Beth Henley's Crimes of the Heart presents special problems because it is the gold standard of contemporary Southern gothic humor. But material like this is hard to pull off because the swings between emotional extremes are so great and can happen so suddenly.
The play concerns four granddaughters (three sisters and a cousin) living in Hazlehurst, Mississippi ("five years after Hurricane Camille," i.e. 1974). One of the sisters, Babe (Natalie Wilder), has just shot her husband, Zachary Botrelle, and is about to get out on bail. Her only hope lies in her lawyer, Barnette Lloyd (John Griffin), who is sweet on her. The bad-girl sister, Meg (Gretchen Greaser), is coming in from L.A., where she has been trying to make it as a singer/actress. Meg immediately shows her homewrecker instincts by going after her old flame Doc Porter (Glenn B. Stoops). Plain sister Lenny (Donna Dimino) keeps the family home - actually the grandfather's home, as control-freak cousin Chick (Lee Tennebaum) can't resist pointing when Grandfather is on the verge of dying. It is Lenny's 30th birthday. Meg shows her distinctive personality by taking one bite each out of Lenny's only present, a box of chocolates. (These are not the uptight WASPs of A.R. Gurney. For this family, nothing is off the table for discussion.)

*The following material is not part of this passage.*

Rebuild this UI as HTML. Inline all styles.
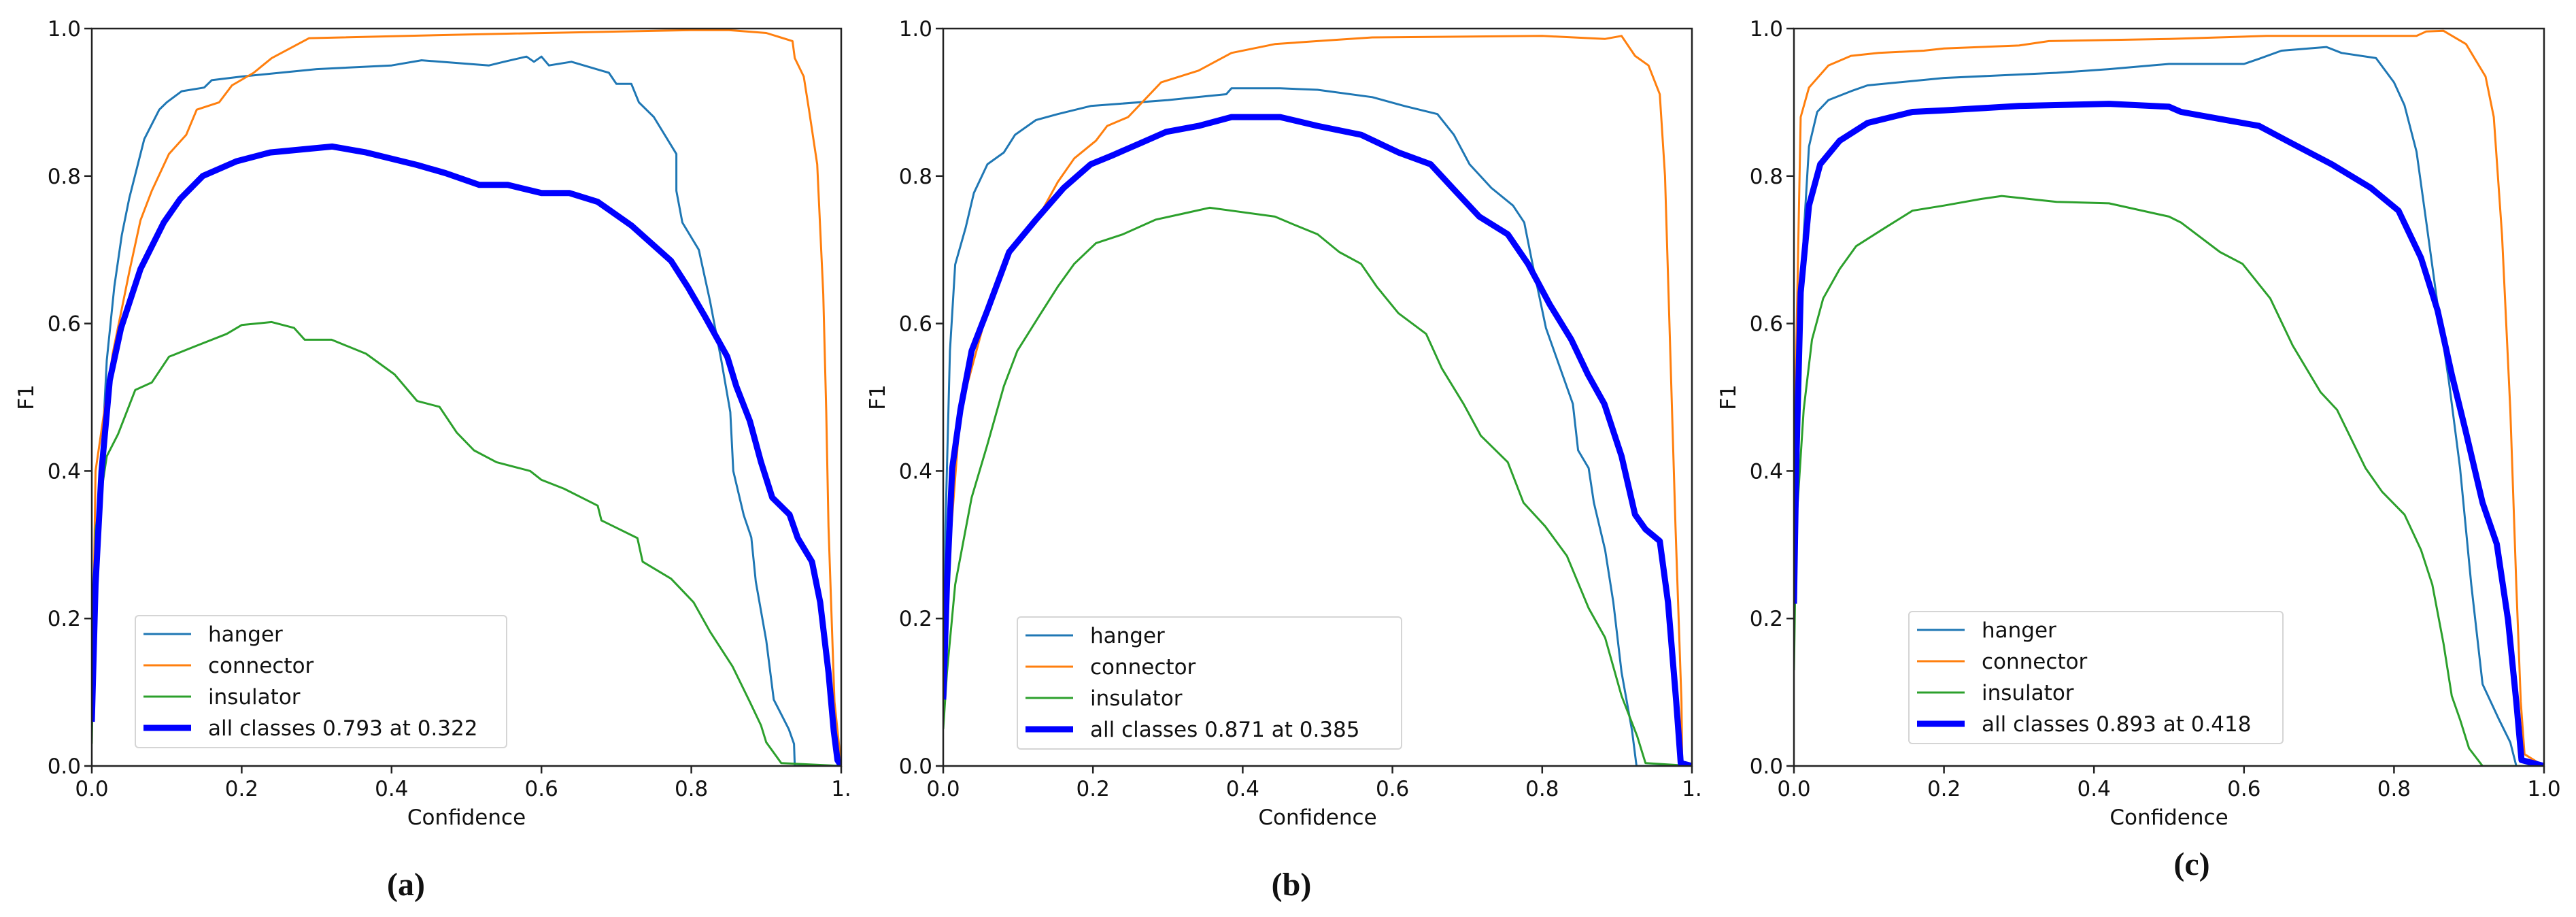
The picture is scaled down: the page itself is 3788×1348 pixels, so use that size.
<!DOCTYPE html>
<html><head><meta charset="utf-8"><style>
html,body{margin:0;padding:0;background:#fff;}
svg{display:block;}
text{font-family:"DejaVu Sans","Liberation Sans",sans-serif;fill:#111;}
.cap{font-family:"Liberation Serif",serif;font-weight:bold;font-size:48px;}
</style></head><body>
<svg id="fig" width="3788" height="1348" viewBox="0 0 3788 1348" xmlns="http://www.w3.org/2000/svg"></svg>
<script>
const xTicks=[0,0.2,0.4,0.6,0.8,1.0];
const yTicks=[0,0.2,0.4,0.6,0.8,1.0];
const seriesNames=["hanger","connector","insulator"];
const panelCaps=["(a)","(b)","(c)"];
const allLabels=["all classes 0.793 at 0.322","all classes 0.871 at 0.385","all classes 0.893 at 0.418"];
// panel a
const aHanger=[[0,0.05],[0.01,0.35],[0.02,0.55],[0.03,0.65],[0.04,0.72],[0.05,0.77],[0.06,0.81],[0.07,0.85],[0.09,0.89],[0.1,0.9],[0.12,0.915],[0.15,0.92],[0.16,0.93],[0.2,0.935],[0.3,0.945],[0.4,0.95],[0.44,0.957],[0.53,0.95],[0.55,0.955],[0.58,0.962],[0.59,0.955],[0.6,0.962],[0.61,0.95],[0.64,0.955],[0.69,0.94],[0.7,0.925],[0.72,0.925],[0.73,0.9],[0.75,0.88],[0.78,0.83],[0.78,0.78],[0.788,0.737],[0.81,0.70],[0.825,0.63],[0.84,0.55],[0.852,0.48],[0.856,0.40],[0.87,0.34],[0.88,0.31],[0.886,0.25],[0.9,0.17],[0.91,0.09],[0.93,0.05],[0.937,0.03],[0.938,0],[1,0]];
const aConnector=[[0,0.05],[0.005,0.4],[0.028,0.56],[0.05,0.67],[0.065,0.74],[0.08,0.78],[0.103,0.83],[0.126,0.856],[0.14,0.89],[0.17,0.9],[0.187,0.923],[0.216,0.94],[0.24,0.96],[0.29,0.987],[0.5,0.992],[0.8,0.998],[0.85,0.998],[0.9,0.994],[0.935,0.983],[0.938,0.96],[0.95,0.935],[0.957,0.89],[0.968,0.816],[0.976,0.64],[0.98,0.48],[0.983,0.325],[0.991,0.087],[1,0]];
const aInsulator=[[0,0.03],[0.005,0.32],[0.02,0.42],[0.035,0.45],[0.058,0.51],[0.08,0.52],[0.103,0.555],[0.14,0.57],[0.18,0.586],[0.2,0.598],[0.24,0.602],[0.27,0.594],[0.284,0.578],[0.32,0.578],[0.366,0.559],[0.404,0.531],[0.434,0.495],[0.464,0.487],[0.487,0.452],[0.51,0.428],[0.54,0.412],[0.585,0.4],[0.6,0.388],[0.63,0.376],[0.675,0.353],[0.68,0.333],[0.728,0.309],[0.735,0.277],[0.773,0.254],[0.803,0.222],[0.825,0.182],[0.855,0.135],[0.878,0.087],[0.893,0.055],[0.9,0.032],[0.92,0.004],[1,0]];
const aAll=[[0,0.06],[0.005,0.246],[0.013,0.4],[0.024,0.523],[0.039,0.594],[0.065,0.674],[0.096,0.737],[0.118,0.769],[0.148,0.8],[0.193,0.82],[0.238,0.832],[0.321,0.84],[0.366,0.832],[0.434,0.815],[0.472,0.804],[0.517,0.788],[0.555,0.788],[0.6,0.777],[0.637,0.777],[0.675,0.765],[0.72,0.733],[0.773,0.685],[0.795,0.65],[0.818,0.61],[0.848,0.555],[0.86,0.515],[0.878,0.468],[0.893,0.412],[0.908,0.364],[0.931,0.341],[0.942,0.309],[0.961,0.277],[0.972,0.222],[0.983,0.127],[0.99,0.048],[0.995,0.008],[1,0]];
// panel b
const bHanger=[[0,0.1],[0.003,0.325],[0.009,0.563],[0.016,0.68],[0.03,0.73],[0.041,0.777],[0.059,0.816],[0.081,0.832],[0.096,0.856],[0.124,0.876],[0.153,0.884],[0.197,0.895],[0.3,0.903],[0.378,0.911],[0.385,0.919],[0.45,0.919],[0.5,0.917],[0.573,0.907],[0.616,0.895],[0.66,0.884],[0.682,0.856],[0.703,0.816],[0.732,0.784],[0.761,0.76],[0.776,0.737],[0.787,0.681],[0.805,0.594],[0.827,0.531],[0.841,0.491],[0.848,0.428],[0.862,0.404],[0.869,0.357],[0.884,0.293],[0.895,0.222],[0.906,0.127],[0.92,0.048],[0.926,0],[1,0]];
const bConnector=[[0,0.1],[0.005,0.246],[0.023,0.483],[0.059,0.618],[0.088,0.697],[0.132,0.753],[0.153,0.792],[0.175,0.824],[0.204,0.848],[0.219,0.868],[0.247,0.88],[0.291,0.927],[0.341,0.943],[0.385,0.967],[0.443,0.979],[0.5,0.983],[0.573,0.988],[0.8,0.99],[0.884,0.986],[0.906,0.99],[0.924,0.963],[0.942,0.95],[0.957,0.911],[0.964,0.8],[0.971,0.563],[0.978,0.325],[0.986,0.087],[0.987,0.004],[1,0]];
const bInsulator=[[0,0.05],[0.005,0.127],[0.016,0.246],[0.038,0.364],[0.059,0.436],[0.081,0.515],[0.099,0.563],[0.128,0.61],[0.153,0.65],[0.175,0.681],[0.204,0.709],[0.24,0.721],[0.284,0.741],[0.32,0.749],[0.356,0.757],[0.385,0.753],[0.443,0.745],[0.471,0.733],[0.5,0.721],[0.529,0.697],[0.558,0.681],[0.579,0.65],[0.608,0.614],[0.645,0.586],[0.666,0.539],[0.695,0.491],[0.718,0.448],[0.754,0.412],[0.775,0.357],[0.804,0.325],[0.833,0.285],[0.862,0.214],[0.884,0.174],[0.906,0.095],[0.927,0.04],[0.938,0.004],[1,0]];
const bAll=[[0,0.09],[0.005,0.246],[0.012,0.404],[0.023,0.483],[0.038,0.563],[0.059,0.618],[0.088,0.697],[0.124,0.741],[0.161,0.784],[0.197,0.816],[0.226,0.828],[0.262,0.844],[0.298,0.86],[0.341,0.868],[0.385,0.88],[0.45,0.88],[0.5,0.868],[0.558,0.856],[0.608,0.832],[0.651,0.816],[0.68,0.784],[0.716,0.745],[0.754,0.721],[0.781,0.681],[0.81,0.626],[0.839,0.578],[0.861,0.531],[0.883,0.491],[0.906,0.42],[0.924,0.341],[0.938,0.321],[0.957,0.305],[0.968,0.222],[0.979,0.087],[0.985,0.004],[1,0]];
// panel c
const cHanger=[[0,0.2],[0.005,0.48],[0.013,0.72],[0.02,0.84],[0.031,0.887],[0.046,0.903],[0.076,0.915],[0.098,0.923],[0.2,0.933],[0.35,0.94],[0.42,0.945],[0.5,0.952],[0.6,0.952],[0.62,0.959],[0.65,0.97],[0.71,0.975],[0.73,0.967],[0.776,0.96],[0.8,0.927],[0.814,0.896],[0.83,0.833],[0.843,0.738],[0.858,0.626],[0.873,0.523],[0.888,0.404],[0.903,0.246],[0.918,0.111],[0.94,0.063],[0.955,0.032],[0.963,0],[1,0]];
const cConnector=[[0,0.45],[0.003,0.56],[0.009,0.88],[0.02,0.92],[0.046,0.95],[0.076,0.963],[0.113,0.967],[0.173,0.97],[0.2,0.973],[0.3,0.977],[0.34,0.983],[0.5,0.986],[0.63,0.99],[0.83,0.99],[0.843,0.996],[0.866,0.997],[0.896,0.979],[0.922,0.935],[0.933,0.88],[0.944,0.72],[0.955,0.483],[0.963,0.246],[0.969,0.087],[0.974,0.016],[0.993,0.004],[1,0]];
const cInsulator=[[0,0.13],[0.003,0.325],[0.013,0.483],[0.024,0.578],[0.039,0.634],[0.061,0.674],[0.083,0.705],[0.12,0.729],[0.158,0.753],[0.2,0.76],[0.25,0.769],[0.277,0.773],[0.35,0.765],[0.42,0.763],[0.5,0.745],[0.516,0.737],[0.568,0.697],[0.598,0.681],[0.635,0.634],[0.665,0.57],[0.702,0.507],[0.724,0.483],[0.762,0.404],[0.784,0.372],[0.814,0.341],[0.836,0.293],[0.851,0.246],[0.866,0.166],[0.877,0.095],[0.888,0.063],[0.9,0.024],[0.918,0],[1,0]];
const cAll=[[0,0.22],[0.003,0.404],[0.009,0.642],[0.02,0.76],[0.035,0.816],[0.061,0.848],[0.098,0.872],[0.158,0.887],[0.2,0.889],[0.3,0.895],[0.42,0.898],[0.5,0.894],[0.516,0.887],[0.576,0.876],[0.62,0.868],[0.657,0.848],[0.717,0.816],[0.769,0.784],[0.806,0.753],[0.836,0.689],[0.858,0.618],[0.877,0.531],[0.896,0.452],[0.918,0.357],[0.937,0.301],[0.952,0.198],[0.963,0.087],[0.97,0.008],[1,0]];

const NS="http://www.w3.org/2000/svg";
const svg=document.getElementById('fig');
function el(tag,attrs,parent){const e=document.createElementNS(NS,tag);for(const k in attrs)e.setAttribute(k,attrs[k]);(parent||svg).appendChild(e);return e;}
const colors=["#1f77b4","#ff7f0e","#2ca02c"];
const panels=[
 {L:135,R:1237,T:42,B:1126,data:[aHanger,aConnector,aInsulator,aAll],leg:[199,905,546,194],cap:[597,1300],last:"1."},
 {L:1387,R:2488,T:42,B:1126,data:[bHanger,bConnector,bInsulator,bAll],leg:[1496,907,565,194],cap:[1899,1300],last:"1."},
 {L:2638,R:3741,T:42,B:1126,data:[cHanger,cConnector,cInsulator,cAll],leg:[2807,899,550,194],cap:[3223,1270],last:"1.0"}
];
panels.forEach((p,pi)=>{
 const g=el('g',{});
 
 
 const sx=v=>p.L+v*(p.R-p.L), sy=v=>p.B-v*(p.B-p.T);
 const clip=el('clipPath',{id:'clip'+pi},g);
 el('rect',{x:p.L,y:p.T-6,width:p.R-p.L,height:p.B-p.T+6},clip);
 // series
 p.data.forEach((d,si)=>{
  const pts=d.map(q=>sx(q[0]).toFixed(1)+','+sy(q[1]).toFixed(1)).join(' ');
  const pl=el('polyline',{points:pts,fill:'none',stroke:si<3?colors[si]:'#0000ff','stroke-width':si<3?3:9,'stroke-linejoin':'round','clip-path':'url(#clip'+pi+')'},g);
  
  
 });
 // frame
 const fr=el('rect',{x:p.L,y:p.T,width:p.R-p.L,height:p.B-p.T,fill:'none',stroke:'#222','stroke-width':2.5},g);
 
 
 // ticks
 xTicks.forEach((t,i)=>{
  el('line',{x1:sx(t),x2:sx(t),y1:p.B,y2:p.B+11,stroke:'#222','stroke-width':2.5},g);
  const tx=el('text',{x:sx(t),y:p.B+44,'text-anchor':'middle','font-size':31},g);
  tx.textContent=i===5?p.last:t.toFixed(1);
  
  
 });
 yTicks.forEach(t=>{
  el('line',{x1:p.L-11,x2:p.L,y1:sy(t),y2:sy(t),stroke:'#222','stroke-width':2.5},g);
  const ty=el('text',{x:p.L-16,y:sy(t)+11,'text-anchor':'end','font-size':31},g);
  ty.textContent=t.toFixed(1);
  
  
 });
 const xl=el('text',{x:(p.L+p.R)/2,y:p.B+86,'text-anchor':'middle','font-size':31},g);
 xl.textContent='Confidence';
 
 
 const yx=p.L-86, yy=(p.T+p.B)/2;
 const yl=el('text',{x:yx,y:yy,'text-anchor':'middle','font-size':31,transform:'rotate(-90 '+yx+' '+yy+')'},g);
 yl.textContent='F1';
 
 
 // legend
 const [lx,ly,lw,lh]=p.leg;
 const lg=el('g',{},g);
 
 
 el('rect',{x:lx,y:ly,width:lw,height:lh,rx:5,fill:'#fff','fill-opacity':0.85,stroke:'#d5d5d5','stroke-width':2},lg);
 const labels=seriesNames.concat([allLabels[pi]]);
 labels.forEach((lab,i)=>{
  const cy=ly+27+i*46;
  el('line',{x1:lx+12,x2:lx+82,y1:cy,y2:cy,stroke:i<3?colors[i]:'#0000ff','stroke-width':i<3?3:9},lg);
  const t=el('text',{x:lx+107,y:cy+11,'font-size':31},lg);
  t.textContent=lab;
  
  
 });
 const c=el('text',{x:p.cap[0],y:p.cap[1]+16,'text-anchor':'middle',class:'cap'},g);
 c.textContent=panelCaps[pi];
 
 
});
</script>
</body></html>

Perhaps the most revealing moment occurred when the sisters have a laughing jag over the fact that their grandfather has just had another stroke and is in a coma. That the moment worked is an indicator that this cast had the audience in the proverbial palm of their hands - an iffy proposition in the first act, when they at first seemed just too hysterical and over-the-top. Stoops, as Doc Porter, provided a solid balance for the hysterical trio. Griffin, as Barnette Lloyd, the shy, love-stricken, but clever young lawyer, at first seemed several decibels quieter than everyone else, but as the performance matured it became clear that each cast member was playing his or her instrument at its appropriate volume and key, and the result was perfect harmony. Kudos to first-time director Lauren and the cast for creating such a seamless ensemble!
The costumes (Anne Young) perfectly reflected the dysfunctional personalities of the characters and rang a consistent '70s note. Set (Craig Stoebling) and lights (Wayne Miller) created a problem, as the stage floor was painted a buff color and the walls were an intense yellow (and not "techniqued," or patterned, but covered in flat latex). The yellow light from the stage drowned the actors in a bland lentil soup of light, and their faces disappeared into the yellow walls. But the set dressing, a mélange of tchochkes, plants, an old-fashioned refrigerator, and a kitchen sink, was superlative indulgence. Sound design (Michael Ancona) consisted mainly of appropriately mood-setting pre-show country music.
Audiences would be well-advised to check out this well-managed, stable, and hardworking group, operating out of Staten Island's Seaview Hospital (whose former nurses' residence happens to have a theatre).